Due midnight, Friday, March 5
Tue Feb 23 09:51:30 EST 2010
Base64 encoding provides a way to encode arbitrary binary data into printable ASCII for mailing or shipment to a web browser, then decode it back into exactly its original form. The encoding takes the input 6 bits at a time and maps that into a letter, digit or other character that is guaranteed to travel safely through all systems. This process expands the input by only 33%, so it is acceptably efficient. Decoding reverses the process, taking 8-bit character input back into properly packed 6-bit fields that reproduce the original input exactly.
This assignment is an exercise in writing code to a published standard. The file base64.html contains an excerpt (most of Section 6.8) from RFC 2045, the standard for MIME (Multipurpose Internet Mail Extensions) encoding. Your task is to
Your programs must read from stdin and write to stdout. The programs must not throw exceptions or print any other output. In particular, note the part of the standard that says "Any characters outside of the base64 alphabet are to be ignored in base64-encoded data." Your goal is an encoder that works on all inputs and a decoder that does the right thing on valid inputs like those produced by openssl. Your decoder should accept very long lines, ignore invalid characters, and stop when it encounters one or two = signs or the end of the input. Since there is arguably no true meaning to invalid input, we won't probe too hard at this aspect; just make sure you handle valid input correctly.
Create at least 15 short test files named test.01, test.02, test.03, etc., to be used as inputs. These tests should thoroughly explore critical boundary conditions and other potential trouble spots of the standard and your code. You might find it helpful to read Chapter 6 of The Practice of Programming on testing.
How you generate the tests is up to you, but bear in mind that they must include arbitrary binary data, not just ASCII text. Binary data is easier to generate with a C or Java program than by hand, and of course there's a lot of binary data around. The program od ("octal dump") is useful for looking at binary data; try od -tx1 to see bytes in hex.

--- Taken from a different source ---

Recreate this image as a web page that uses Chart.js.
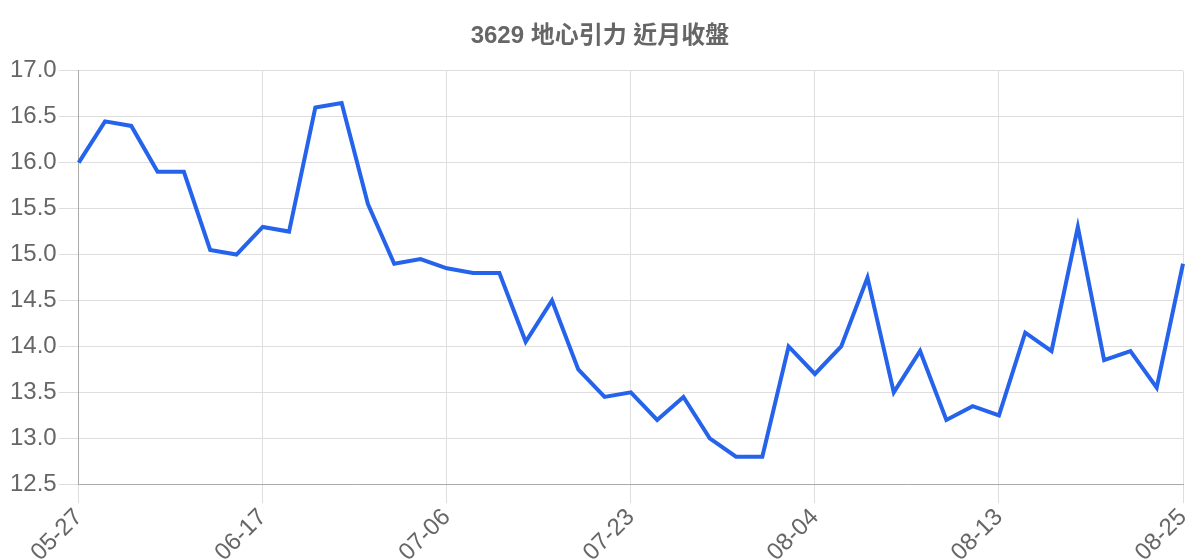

My Java encoder and decoder are about 80 lines each, with the encoding and decoding part about 40 lines in each, so if your solutions are a lot bigger, you may be off on the wrong track. Here's a Java help file and Java documentation.
The main complexities of implementation are mapping 3 bytes of input to 4 bytes of output, and vice versa, with some tricky boundary conditions. Keep it simple: this program does not need to be fast or the slightest bit clever. As is true with all programming, trying to be fast and/or clever is often a recipe for disaster.

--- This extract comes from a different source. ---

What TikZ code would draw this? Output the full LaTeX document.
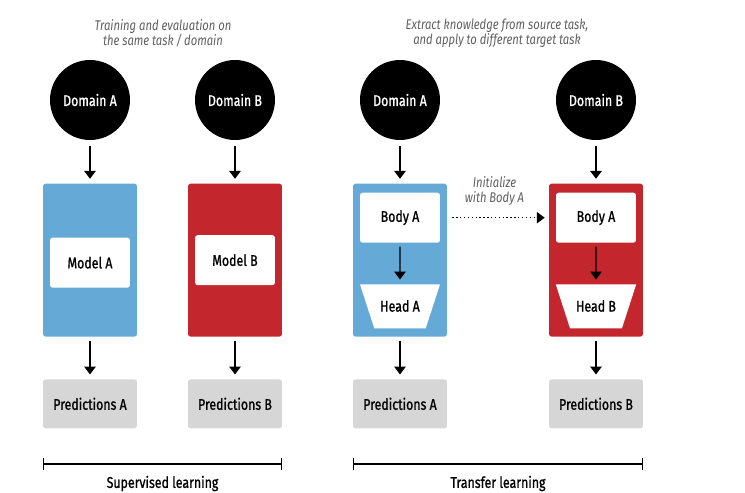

Talking over the precise meaning of the specification with friends is strongly encouraged; this standard is quite clear and compact compared to most, but still requires careful attention. You must write your code yourself, however, so once you start coding, you may no longer discuss programming issues with other students.

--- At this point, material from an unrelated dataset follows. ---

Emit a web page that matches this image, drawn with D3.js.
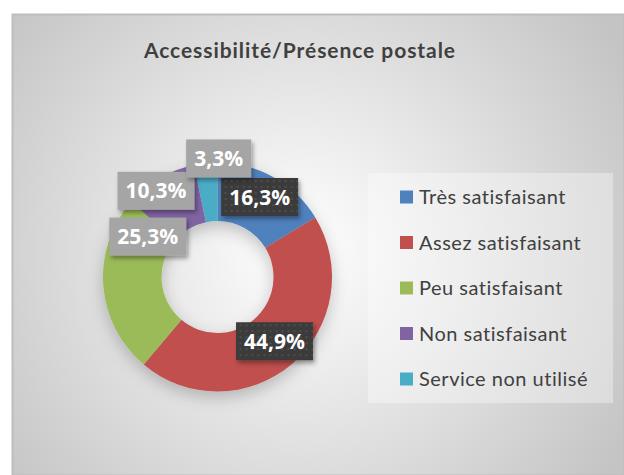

You may exchange compiled Java class files with friends if you like, to ensure that your encoder works with someone else's decoder and vice versa. But only compiled classes; no source, and no test cases. As with previous assignments, I'm not trying to be rigid here, just encouraging you to think about how to test the program.
Prepare good test cases ahead of time. Test early, test often, know what you are testing. Automate the testing as much as you can, with a shell script or a makefile. Part of the job here is to mechanize testing but you will also find it helpful to validate your code on real MIME messages like the ones that encode attachments in mail. Grab those with an editor, put them in a file, decode, and see if the result is acceptable to the target application (Word, Excel, MP3 player, etc.).
You can use the program openssl as a reference implementation:
openssl enc -e -base64 <input >base64output # encode openssl enc -d -base64 <base64input >output # decode
Finally, note that this assignment is also an exercise in bit-whacking. In general, avoid constructs that suggest that you do not understand how to manipulate bits as bits. Don't use decimal numbers for bit patterns or ASCII characters. Thus 0x3F is a bit pattern for selecting the bottom 6 bits, and it's not magic (by my definition); 63 is the decimal equivalent and it has to be mentally translated before you can see the bit patterns, so it's magic. Similarly, 97 is magic while 'A' is not. Shift values of 6, 12 and so on are also not magic in this program, since their meaning is clear in context. Don't be up tight about this, but you really should know proper Java constructs for manipulating bits.
tar cf tests.tar test.*and submit your encode.java, decode.java, and tests.tar with this Dropbox link.
We will test your code by a process somewhat like this:
tar xf tests.tar javac encode.java decode.java for i in your test cases and ours do java encode <$i >x0 # your encoder java decode <x0 >y0 # your decoder cmp $i y0 # compare to original java encode <$i >x1 # your encoder openssl enc -d -base64 <x1 >y1 # our decoder cmp $i y1 # compare to original openssl enc -e -base64 <$i >x2 # our encoder java decode <x2 >y2 # your decoder cmp $i y2 # compare to original doneso you might try a similar script for your own testing. Note that it is not sufficient that your encoder and decoder work together; each must work independently.
Please follow the rules on what to submit. As suggested, we will exercise your programs mechanically, so it's a big help if your submission arrives in the right form, and your programs do only what is asked for. Thanks.